Objective
Exactly reproduce the entries, dropping any pictures from your copy.

Rows from a dataset of charts and code
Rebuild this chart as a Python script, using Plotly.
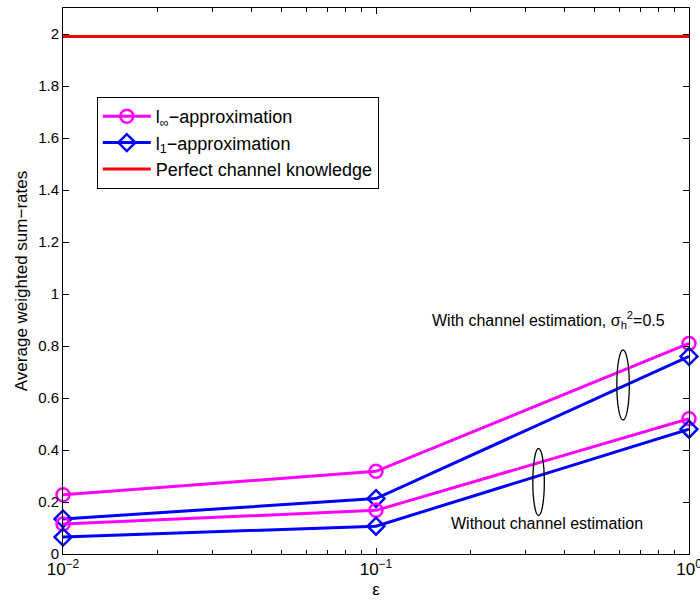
import plotly.graph_objects as go

eps = [0.01, 0.1, 1.0]
linf_with = [0.228, 0.318, 0.81]
l1_with = [0.135, 0.213, 0.76]
linf_without = [0.115, 0.168, 0.52]
l1_without = [0.065, 0.107, 0.48]
perfect = [1.99, 1.99, 1.99]
x_tickvals = [0.01, 0.1, 1.0]
x_ticktext = ["10<sup>−2</sup>", "10<sup>−1</sup>", "10<sup>0</sup>"]
x_minor_ticks = [0.02, 0.03, 0.04, 0.05, 0.06, 0.07, 0.08, 0.09,
                 0.2, 0.3, 0.4, 0.5, 0.6, 0.7, 0.8, 0.9]

MAG = "#FF00FF"
BLUE = "#0000FF"
RED = "#FF0000"
FONT = "Liberation Sans, Arial, sans-serif"

fig = go.Figure()

def add(y, color, symbol, name, show):
    fig.add_trace(go.Scatter(
        x=eps, y=y, mode="lines+markers", name=name, showlegend=show,
        line=dict(color=color, width=3),
        marker=dict(symbol=symbol, size=13, color=color,
                    line=dict(color=color, width=2.5)),
        cliponaxis=False))

add(linf_with, MAG, "circle-open", "l<sub>∞</sub>−approximation", True)
add(l1_with, BLUE, "diamond-open", "l<sub>1</sub>−approximation", True)
fig.add_trace(go.Scatter(x=eps, y=perfect, mode="lines", name="Perfect channel knowledge",
                         line=dict(color=RED, width=3)))
add(linf_without, MAG, "circle-open", "l∞", False)
add(l1_without, BLUE, "diamond-open", "l1", False)

# invisible trace to carry the minor-tick axis
fig.add_trace(go.Scatter(x=eps, y=perfect, xaxis="x2", mode="lines", showlegend=False,
                         line=dict(width=0), hoverinfo="skip", opacity=0))

# ellipses
ellipses = [(0.588, 0.65, 25, 70), (0.317, 0.277, 23, 67)]
for xc, yc, w, h in ellipses:
    fig.add_shape(type="circle", xref="x", yref="y", xsizemode="pixel", ysizemode="pixel",
                  xanchor=xc, yanchor=yc, x0=-w/2, x1=w/2, y0=-h/2, y1=h/2,
                  line=dict(color="black", width=1.3))

fig.add_annotation(x=-0.448, y=0.9, xref="x", yref="y", showarrow=False,
                   text="With channel estimation, σ<sub>h</sub><sup>2</sup>=0.5",
                   font=dict(family=FONT, size=16, color="black"))
fig.add_annotation(x=-0.455, y=0.119, xref="x", yref="y", showarrow=False,
                   text="Without channel estimation",
                   font=dict(family=FONT, size=16, color="black"))

fig.update_layout(
    width=700, height=605,
    margin=dict(l=63, r=11, t=8, b=51),
    paper_bgcolor="white", plot_bgcolor="white",
    font=dict(family=FONT, size=14, color="black"),
    legend=dict(x=0.054, y=0.837, xanchor="left", yanchor="top",
                bordercolor="black", borderwidth=1, bgcolor="white",
                font=dict(family=FONT, size=18), tracegroupgap=0, itemwidth=48),
    xaxis=dict(type="log", range=[-2, 0], tickvals=x_tickvals, ticktext=x_ticktext,
               automargin=False,
               showline=True, linecolor="black", linewidth=1, mirror="ticks",
               ticks="inside", ticklen=6, tickcolor="black", ticklabeloverflow="allow",
               showgrid=False, zeroline=False,
               title=dict(text="ε", font=dict(size=17), standoff=4),
               tickfont=dict(size=17)),
    xaxis2=dict(type="log", range=[-2, 0], overlaying="x", side="bottom",
                tickvals=x_minor_ticks, showticklabels=False, automargin=False,
                ticks="inside", ticklen=4, tickcolor="black", mirror="ticks",
                showline=True, linecolor="black", showgrid=False, zeroline=False),
    yaxis=dict(range=[0, 2.1], dtick=0.2, showline=True, linecolor="black", linewidth=1,
               mirror="ticks", ticks="inside", ticklen=6, tickcolor="black",
               showgrid=False, zeroline=False, tickformat="~g", automargin=False,
               title=dict(text="Average weighted sum−rates", font=dict(size=17), standoff=6),
               tickfont=dict(size=15)),
)

fig.write_html("out.html")
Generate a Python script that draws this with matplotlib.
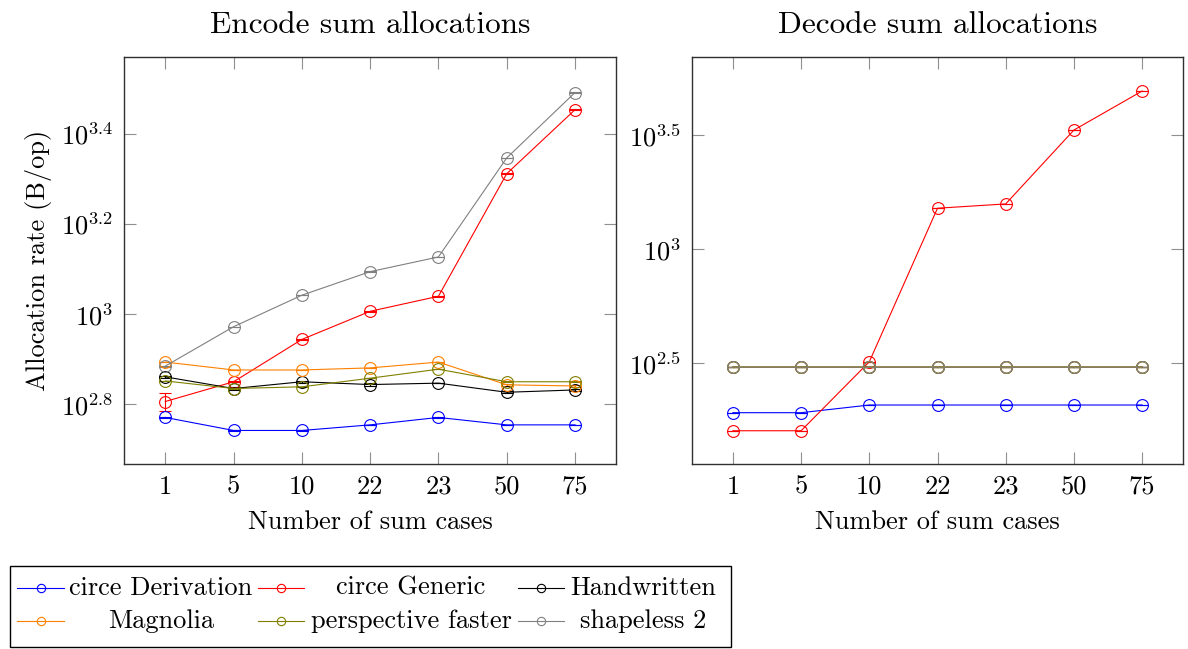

Full output
Rebuild this chart as a Python script, using Plotly.
import plotly.graph_objects as go

eps = [0.01, 0.1, 1.0]
linf_with = [0.228, 0.318, 0.81]
l1_with = [0.135, 0.213, 0.76]
linf_without = [0.115, 0.168, 0.52]
l1_without = [0.065, 0.107, 0.48]
perfect = [1.99, 1.99, 1.99]
x_tickvals = [0.01, 0.1, 1.0]
x_ticktext = ["10<sup>−2</sup>", "10<sup>−1</sup>", "10<sup>0</sup>"]
x_minor_ticks = [0.02, 0.03, 0.04, 0.05, 0.06, 0.07, 0.08, 0.09,
                 0.2, 0.3, 0.4, 0.5, 0.6, 0.7, 0.8, 0.9]

MAG = "#FF00FF"
BLUE = "#0000FF"
RED = "#FF0000"
FONT = "Liberation Sans, Arial, sans-serif"

fig = go.Figure()

def add(y, color, symbol, name, show):
    fig.add_trace(go.Scatter(
        x=eps, y=y, mode="lines+markers", name=name, showlegend=show,
        line=dict(color=color, width=3),
        marker=dict(symbol=symbol, size=13, color=color,
                    line=dict(color=color, width=2.5)),
        cliponaxis=False))

add(linf_with, MAG, "circle-open", "l<sub>∞</sub>−approximation", True)
add(l1_with, BLUE, "diamond-open", "l<sub>1</sub>−approximation", True)
fig.add_trace(go.Scatter(x=eps, y=perfect, mode="lines", name="Perfect channel knowledge",
                         line=dict(color=RED, width=3)))
add(linf_without, MAG, "circle-open", "l∞", False)
add(l1_without, BLUE, "diamond-open", "l1", False)

# invisible trace to carry the minor-tick axis
fig.add_trace(go.Scatter(x=eps, y=perfect, xaxis="x2", mode="lines", showlegend=False,
                         line=dict(width=0), hoverinfo="skip", opacity=0))

# ellipses
ellipses = [(0.588, 0.65, 25, 70), (0.317, 0.277, 23, 67)]
for xc, yc, w, h in ellipses:
    fig.add_shape(type="circle", xref="x", yref="y", xsizemode="pixel", ysizemode="pixel",
                  xanchor=xc, yanchor=yc, x0=-w/2, x1=w/2, y0=-h/2, y1=h/2,
                  line=dict(color="black", width=1.3))

fig.add_annotation(x=-0.448, y=0.9, xref="x", yref="y", showarrow=False,
                   text="With channel estimation, σ<sub>h</sub><sup>2</sup>=0.5",
                   font=dict(family=FONT, size=16, color="black"))
fig.add_annotation(x=-0.455, y=0.119, xref="x", yref="y", showarrow=False,
                   text="Without channel estimation",
                   font=dict(family=FONT, size=16, color="black"))

fig.update_layout(
    width=700, height=605,
    margin=dict(l=63, r=11, t=8, b=51),
    paper_bgcolor="white", plot_bgcolor="white",
    font=dict(family=FONT, size=14, color="black"),
    legend=dict(x=0.054, y=0.837, xanchor="left", yanchor="top",
                bordercolor="black", borderwidth=1, bgcolor="white",
                font=dict(family=FONT, size=18), tracegroupgap=0, itemwidth=48),
    xaxis=dict(type="log", range=[-2, 0], tickvals=x_tickvals, ticktext=x_ticktext,
               automargin=False,
               showline=True, linecolor="black", linewidth=1, mirror="ticks",
               ticks="inside", ticklen=6, tickcolor="black", ticklabeloverflow="allow",
               showgrid=False, zeroline=False,
               title=dict(text="ε", font=dict(size=17), standoff=4),
               tickfont=dict(size=17)),
    xaxis2=dict(type="log", range=[-2, 0], overlaying="x", side="bottom",
                tickvals=x_minor_ticks, showticklabels=False, automargin=False,
                ticks="inside", ticklen=4, tickcolor="black", mirror="ticks",
                showline=True, linecolor="black", showgrid=False, zeroline=False),
    yaxis=dict(range=[0, 2.1], dtick=0.2, showline=True, linecolor="black", linewidth=1,
               mirror="ticks", ticks="inside", ticklen=6, tickcolor="black",
               showgrid=False, zeroline=False, tickformat="~g", automargin=False,
               title=dict(text="Average weighted sum−rates", font=dict(size=17), standoff=6),
               tickfont=dict(size=15)),
)

fig.write_html("out.html")
Generate a Python script that draws this with matplotlib.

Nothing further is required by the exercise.